Humility, generational faithfulness, whole-community worship, repentance, perseverance, discernment against compromise, and full surrender to the Lord.
- Teaching children the Exodus : Exodus 10’s command to recount the signs to children anticipates later covenant instruction to teach future generations the Lord’s redemption.
- Locust judgment : Locusts become a recurring biblical image of covenant judgment and devastation.
- Darkness as judgment : The darkness over Egypt joins a broader biblical pattern of darkness associated with divine judgment.
- Light for God’s people : Israel’s light amid Egypt’s darkness anticipates later biblical themes of God giving light to His people.
- Whole-community worship : Moses’ insistence that all must go connects to the covenant concern for households and generations in worship and obedience.
- Full redemption from bondage : Pharaoh’s compromises contrast with the biblical pattern that the Lord redeems wholly for Himself.

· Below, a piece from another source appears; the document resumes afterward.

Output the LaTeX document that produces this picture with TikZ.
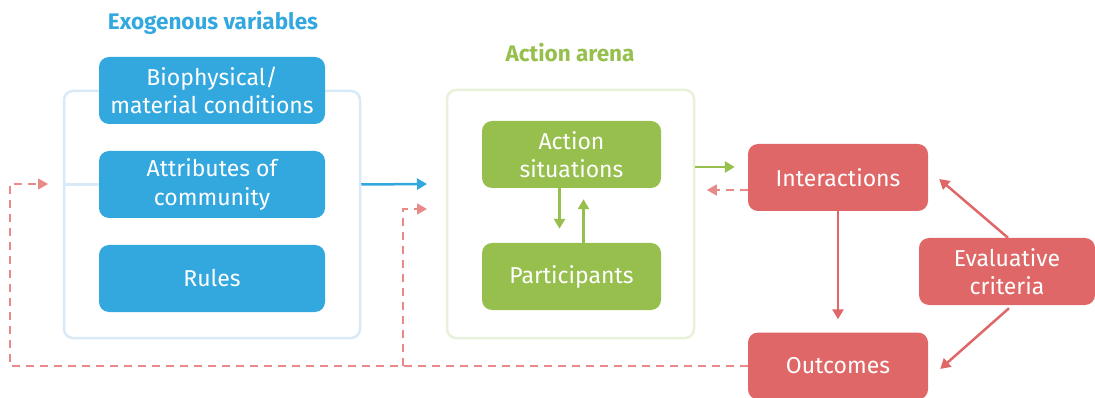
\documentclass[tikz,border=0pt]{standalone}
\usepackage{fontspec}
\setmainfont{Fira Sans}
\usepackage{tikz}
\usetikzlibrary{arrows.meta}

\definecolor{exoblue}{HTML}{33A8DF}
\definecolor{exoframe}{HTML}{D8EAF8}
\definecolor{arenagreen}{HTML}{97BF4D}
\definecolor{arenaframe}{HTML}{E8F1DA}
\definecolor{outred}{HTML}{E06767}
\definecolor{dashred}{HTML}{E88A8A}

\begin{document}
\begin{tikzpicture}[x=1pt,y=-1pt,
    box/.style={rounded corners=10pt,text=white,align=center,font=\fontsize{23}{28.5}\selectfont,inner sep=0pt},
    frame/.style={draw,rounded corners=9pt,line width=2.5pt,inner sep=0pt},
    flow/.style={line width=2.5pt,-{Triangle[length=10pt,width=11pt]}},
    feedback/.style={dashred,line width=1.5pt,dash pattern=on 8pt off 6pt,-{Triangle[length=10pt,width=11pt]}}]
            % bounding box
            \useasboundingbox (0,0) rectangle (1095,398);

            % titles
            \node[exoblue,font=\fontsize{22.5}{27}\selectfont\bfseries] (exotitle) at (213,23) {Exogenous variables};
            \node[arenagreen,font=\fontsize{22.5}{27}\selectfont\bfseries] (arenatitle) at (570,53) {Action arena};

            % exogenous variables
            \node[frame,draw=exoframe,minimum width=296pt,minimum height=247pt] (exo) at (212,214.5) {};
            \node[box,fill=exoblue,minimum width=226pt,minimum height=67pt] (bio) at (212,90.5) {Biophysical/\\material conditions};
            \node[box,fill=exoblue,minimum width=226pt,minimum height=67pt] (attr) at (212,184.5) {Attributes of\\community};
            \node[box,fill=exoblue,minimum width=226pt,minimum height=67pt] (rules) at (212,278.5) {Rules};
            \draw[exoframe,line width=2.5pt] (exo.west |- attr.west) -- (attr.west);

            % action arena
            \node[frame,draw=arenaframe,minimum width=247pt,minimum height=248pt] (arena) at (570.5,214) {};
            \node[box,fill=arenagreen,minimum width=179pt,minimum height=67pt] (sit) at (571.5,154.5) {Action\\situations};
            \node[box,fill=arenagreen,minimum width=179pt,minimum height=67pt] (part) at (571.5,276.5) {Participants};
            \draw[flow,arenagreen,shorten >=14pt] ([xshift=-12pt]sit.south) -- ([xshift=-12pt]part.north);
            \draw[flow,arenagreen,shorten >=11pt] ([xshift=12pt]part.north) -- ([xshift=12pt]sit.south);

            % outcomes side
            \node[box,fill=outred,minimum width=180pt,minimum height=67pt] (inter) at (838,177.5) {Interactions};
            \node[box,fill=outred,minimum width=180pt,minimum height=67pt] (outc) at (838,366) {Outcomes};
            \node[box,fill=outred,minimum width=176pt,minimum height=67pt] (eval) at (1007,271.5) {Evaluative\\criteria};

            % flows
            \coordinate (exoin) at (427,184);
            \draw[flow,exoblue] (exo.east |- attr) -- (exoin);
            \draw[flow,arenagreen] ([yshift=10.5pt]arena.east |- inter.west) -- ([xshift=-13pt,yshift=10.5pt]inter.west);
            \draw[flow,outred,shorten >=13pt] (inter.south) -- (outc.north);
            \draw[flow,outred] ([xshift=1pt]eval.north) -- ([xshift=11pt,yshift=-1.5pt]inter.east);
            \draw[flow,outred] ([xshift=2pt,yshift=-3pt]eval.south) -- ([xshift=12pt,yshift=-3pt]outc.east);

            % feedback
            \coordinate (fbleft) at (10,184);
            \coordinate (fbexo) at (48,184);
            \coordinate (split) at (403,366);
            \coordinate (fbarena) at (427,209);
            \draw[feedback] (outc.west) -| (fbleft) -- (fbexo);
            \draw[feedback] (split) |- (fbarena);
            \draw[feedback] ([yshift=-12.5pt]inter.west) -- ([xshift=-41pt,yshift=-12.5pt]inter.west);
\end{tikzpicture}
\end{document}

This passage reveals the holiness and sovereignty of God against hardened rebellion, the helplessness of sinners who cannot negotiate obedience on their own terms, and the preserving mercy of God toward His covenant people. In the fuller canon, darkness under judgment points forward to the seriousness of divine wrath, while the hope of salvation rests not in human bargaining but in the Lord’s appointed deliverance, ultimately fulfilled in Christ, who bears judgment and brings His people into the light of redemption.